To be sitting opposite the creator of these images and to pass judgement on the results of his collaboration with Eddie Ephraums is a little humbling. To spend some time over the last few days listening to the stories and experiences of a photographer who has dedicated his love of photography to the landscape is fascinating and it’s difficult not to connect the personality of the man to the personality of the photos. Paul is a very private person and does not suffer fools (I’m hoping that the pouring of a glass of wine means I’ve passed at least one test) but this comes from a person who has been in control of his own destiny from an early age. He’s never been an assistant, never worked for a studio, always been at the sharp edge of a machine that creates imagery for the professional work (read the interview just before Christmas for some back story) and so is it no surprise that his personal work strikes such a strong and personal line. If there are any influences playing a part in Paul’s work they are derived from fine art - Caspar David Friedrich, Frederick Sommer, Francis Towne, etc.
But what of the book? Well, high standards are the order of the day. This is an oversize, cloth bound, hardback book printed on beautiful thick satin/matt Tatami fine art paper with just a hint of tooth (texture). The prints themselves are extremely well done with very little to complain about.

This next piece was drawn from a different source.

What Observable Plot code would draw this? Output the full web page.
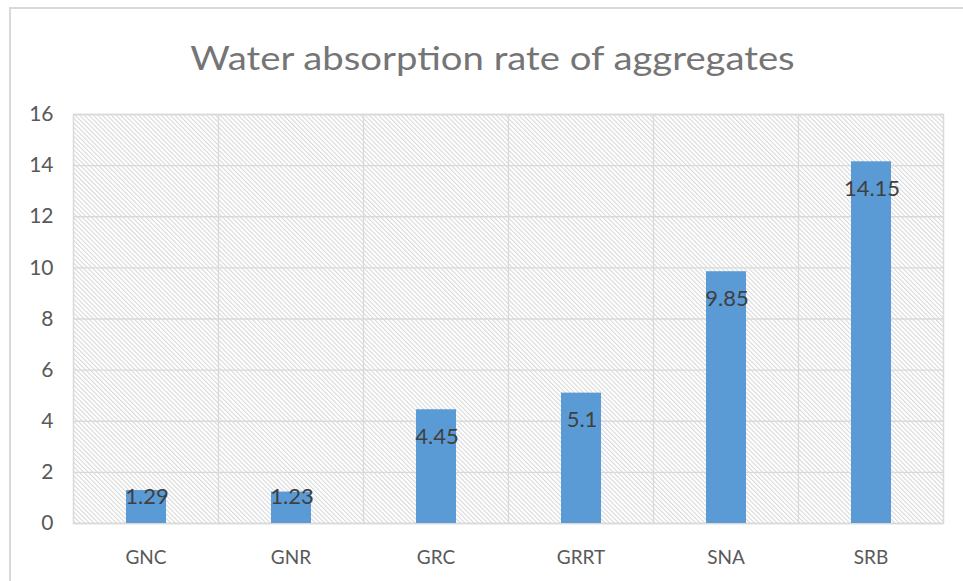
<!DOCTYPE html>
<html>
<head>
<meta charset="utf-8">
<script src="https://cdn.jsdelivr.net/npm/d3@7"></script>
<script src="https://cdn.jsdelivr.net/npm/@observablehq/plot@0.6"></script>
<style>
  html, body { margin: 0; padding: 0; background: #fff; }
  #wrap { position: relative; width: 963px; height: 581px; overflow: hidden; font-family: Lato, "Open Sans", sans-serif; }
  #border { position: absolute; left: 9px; top: 7px; width: 2000px; height: 2000px; border: 2px solid #d9d9d9; box-sizing: border-box; }
  #title { position: absolute; left: 11px; width: 963px; top: 35px; text-align: center; font-size: 33px; color: #757575; line-height: 44px; transform: scaleX(1.16); transform-origin: 481.5px 0; }
  #chart { position: absolute; left: 0; top: 0; }
</style>
</head>
<body>
<div id="wrap">
  <div id="border"></div>
  <div id="chart"></div>
  <div id="title">Water absorption rate of aggregates</div>
</div>
<script>
const categories = ["GNC", "GNR", "GRC", "GRRT", "SNA", "SRB"];
const values = [1.29, 1.23, 4.45, 5.1, 9.85, 14.15];
const valueLabels = ["1.29", "1.23", "4.45", "5.1", "9.85", "14.15"];
const yTicks = [0, 2, 4, 6, 8, 10, 12, 14, 16];

const data = categories.map((c, i) => ({cat: c, value: values[i], label: valueLabels[i]}));

const plot = Plot.plot({
  width: 963,
  height: 581,
  marginTop: 114,
  marginBottom: 58,
  marginLeft: 73,
  marginRight: 20,
  style: {fontFamily: "Lato, 'Open Sans', sans-serif", fontSize: "19px", color: "#595959", background: "transparent"},
  x: {domain: categories, padding: 0, label: null},
  y: {domain: [0, 16], label: null},
  marks: [
    Plot.frame({fill: "url(#hatch)", stroke: "none"}),
    Plot.gridY(yTicks, {stroke: "#d9d9d9", strokeOpacity: 1, strokeWidth: 1.3}),
    Plot.tickX(categories.slice(1), {x: d => d, stroke: "#d9d9d9", strokeWidth: 1.3, dx: -72.5}),
    Plot.frame({stroke: "#d9d9d9", strokeWidth: 1.5}),
    Plot.axisY(yTicks, {tickSize: 0, tickPadding: 20, fontSize: 21, fill: "#595959", label: null}),
    Plot.axisX({tickSize: 0, tickPadding: 27, fontSize: 19, fill: "#595959", label: null}),
    Plot.barY(data, {x: "cat", y: "value", fill: "#5b9bd5", insetLeft: 53, insetRight: 52}),
    Plot.text(data, {x: "cat", y: d => Math.max(d.value - 1.06, 1.02), text: "label", fill: "#404040", fontSize: 22, dx: 1})
  ]
});

const defs = d3.select(plot).insert("defs", ":first-child");
const pat = defs.append("pattern")
  .attr("id", "hatch")
  .attr("patternUnits", "userSpaceOnUse")
  .attr("width", 3.2)
  .attr("height", 3.2)
  .attr("patternTransform", "rotate(-45)");
pat.append("rect").attr("width", 3.2).attr("height", 3.2).attr("fill", "#ffffff");
pat.append("line").attr("x1", 0.5).attr("y1", 0).attr("x2", 0.5).attr("y2", 3.2)
  .attr("stroke", "#d6d6d6").attr("stroke-width", 1);

document.getElementById("chart").appendChild(plot);
</script>
</body>
</html>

The book itself starts with two essays - one by Robert Macfarlane (who writes about landscape with the same eloquence that Paul photographs it with) and by Andrew Wilton (specialist in the Sublime and curator of the Tate Gallery and the British Museum) but leaves the bulk of the book to the 80 full colour plates.
At the back of the book is a short essay by portrait painter Anthony Connolly and a short description of the location and year of each image of creation.
A special edition of the book includes a small print of one of a range of three images and also comes in a slipcase wrapped as per the hard case.
If you want to know more about the book, visit the dedicated website
http://www.paulwakefield-thelandscape.co.uk/
and take a look at Paul’s images at his own website
http://www.paulwakefield.co.uk/
I’ve now spent four days with Paul and I’ve got to know him a little better and his pictures as well. Each has great depth, strong character and an incisive connection with the landscape.
His work is the first and still some of the best colour landscape photography that Britain has produced and as such deserves a place on every photographer's bookshelf.